Tuesday, October 25

Promoting Regime Change in Syria

It would not be in Israel’s interests to interfere with the Bashar Assad regime in Syria. The US experience in Iraq and in Afghanistan should send out warning signals to the world as to the mess that the US is capable of making.

As ineffectual and autocratic as the Assad regime is in Syria, the alternative would be far worse. While it is true that Syria is harbouring terrorists, the situation has not reached uncontrollable proportions. While the Mehlis Report does lay the blame for Rafik Hariri’s assassination on the intrigues of the Assad regime, it still does not warrant US aided toppling of that regime.

The border between Israel and Syria is relatively quiet. If the US moves in militarily, this situation could easily change with suicide militias, car bomb squads and Al Qaeda terror cells becoming active and chaos would rein supreme. The violence could spill over into Israel and Lebanon. The actions of Hezbollah would be child’s play in comparison. Nothing good could come out of US military action in Syria. If there would be a united, progressive opposition to the Bashar Assad Ba’ath regime, perhaps these opposition groups could be aided by foreign powers to take over and it would be in US interests to play a low key in such a potential operation. The opposition to the Assad regime is composed of extremist Islamist groups whose potential for violence is far greater and its global ramifications for further instability in the Middle East cannot be ruled out. The US does not seem to learn from its past mistakes, she will bumble along leaving US soldiers behind in all the countries that she wishes to police in order to create a western-style democracy which is not part of Middle Eastern lexicon but is seen as a foreign, non-Moslem import.

Economic sanctions, authorized by the UN, would be the best tactic at this stage in the hope to cripple Syria economically thus forcing a positive regime change from within is the best tactic for the moment. Western-style democracy propped up by the US is naivety at its greatest and shows ignorance of the Arab psyche. US paternalism is not a desired commodity in the Middle East.

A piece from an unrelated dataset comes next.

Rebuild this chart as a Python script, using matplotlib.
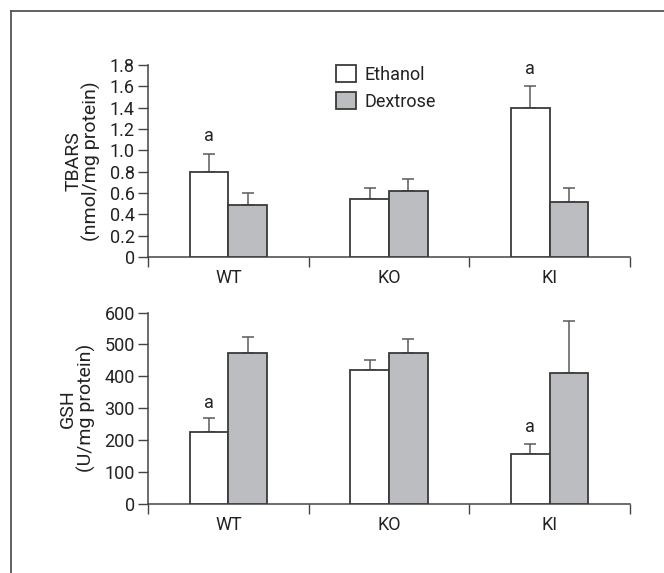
import numpy as np
import matplotlib
matplotlib.use("Agg")
import matplotlib.pyplot as plt
from matplotlib.lines import Line2D

plt.rcParams['font.family'] = ['Roboto', 'DejaVu Sans']

groups = ["WT", "KO", "KI"]
series = ["Ethanol", "Dextrose"]

# TBARS (nmol/mg protein)
tbars_eth = [0.80, 0.545, 1.40]
tbars_eth_err = [0.17, 0.105, 0.20]
tbars_dex = [0.49, 0.615, 0.515]
tbars_dex_err = [0.11, 0.115, 0.13]
tbars_marks = [(0, 1.13), (2, 1.76)]

# GSH (U/mg protein)
gsh_eth = [225, 421, 156]
gsh_eth_err = [44, 30, 32]
gsh_dex = [472, 474, 409]
gsh_dex_err = [50, 42, 163]
gsh_marks = [(0, 318), (2, 240)]

edge = "#3a3a3a"
dex_color = "#bcbdc1"
err_color = "#5a5a5a"
txt = "#222222"
fs = 13
W, H = 664, 573

fig = plt.figure(figsize=(6.64, 5.73), dpi=100)

# outer frame (top + left only)
fig.add_artist(Line2D([11 / W, 1.0], [1 - 11 / H, 1 - 11 / H], color="#555555", lw=1.3))
fig.add_artist(Line2D([11 / W, 11 / W], [0, 1 - 11 / H], color="#555555", lw=1.3))


def panel(rect, eth, eth_err, dex, dex_err, marks, ylim, yticks, yticklabels, ylabel):
    ax = fig.add_axes(rect)
    x = np.arange(len(groups))
    w = 0.24
    ax.bar(x - w / 2, eth, w, color="white", edgecolor=edge, linewidth=1.3, label=series[0], zorder=3)
    ax.bar(x + w / 2, dex, w, color=dex_color, edgecolor=edge, linewidth=1.3, label=series[1], zorder=3)
    ax.errorbar(x - w / 2, eth, yerr=[np.zeros(3), eth_err], fmt="none", ecolor=err_color,
                elinewidth=1.1, capsize=4, capthick=1.1, zorder=2)
    ax.errorbar(x + w / 2, dex, yerr=[np.zeros(3), dex_err], fmt="none", ecolor=err_color,
                elinewidth=1.1, capsize=4, capthick=1.1, zorder=2)
    for gi, yv in marks:
        ax.text(gi - w / 2, yv, "a", ha="center", va="center", fontsize=fs, color=txt)
    ax.set_xlim(-0.5, len(groups) - 0.5)
    ax.set_ylim(*ylim)
    ax.set_yticks(yticks)
    ax.set_yticklabels(yticklabels)
    ax.set_xticks([-0.5, 0.5, 1.5, 2.5])
    ax.set_xticklabels([])
    ax.set_xticks(x, minor=True)
    ax.set_xticklabels(groups, minor=True)
    ax.tick_params(axis="x", which="major", direction="out", length=7, width=1, color="#444444")
    ax.tick_params(axis="x", which="minor", length=0, pad=9, labelsize=fs, labelcolor=txt)
    ax.tick_params(axis="y", direction="out", length=7.5, width=1, color="#444444", pad=2,
                   labelsize=fs, labelcolor=txt)
    for s in ["top", "right"]:
        ax.spines[s].set_visible(False)
    for s in ["left", "bottom"]:
        ax.spines[s].set_color("#444444")
        ax.spines[s].set_linewidth(1.1)
    ax.set_ylabel(ylabel, fontsize=fs + 1, color=txt, labelpad=6, linespacing=1.0)
    return ax


top = panel([148 / W, 1 - 257 / H, 482 / W, 192 / H], tbars_eth, tbars_eth_err, tbars_dex,
            tbars_dex_err, tbars_marks, (0, 1.8), np.arange(0, 1.81, 0.2),
            ["0", "0.2", "0.4", "0.6", "0.8", "1.0", "1.2", "1.4", "1.6", "1.8"],
            "TBARS\n(nmol/mg protein)")
top.legend(loc="upper left", bbox_to_anchor=(0.39, 1.0), borderaxespad=0, borderpad=0,
           frameon=False, fontsize=fs, handlelength=1.1, handleheight=1.1, handletextpad=0.5,
           labelspacing=0.45, labelcolor=txt)

bot = panel([148 / W, 1 - 504 / H, 482 / W, 191.5 / H], gsh_eth, gsh_eth_err, gsh_dex,
            gsh_dex_err, gsh_marks, (0, 600), np.arange(0, 601, 100),
            [str(v) for v in range(0, 601, 100)], "GSH\n(U/mg protein)")

fig.savefig("out.png", dpi=100)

While there are some Syrian progressive opposition groups living in exile who do pay lip service to democratic change in Syria, there is no way of ascertaining their influence on the Syrian people. It would be premature at this stage to hold high expectations of the progressive Syrian opposition which could be an alternative to the oppressive Ba’ath regime. Perhaps a parallel situation did exist prior to the downfall of Saddam Hussein of Iraq. Today these opposition groups are marginal and it had no influence in the attempt to rebuild Iraq in the post Iraq era.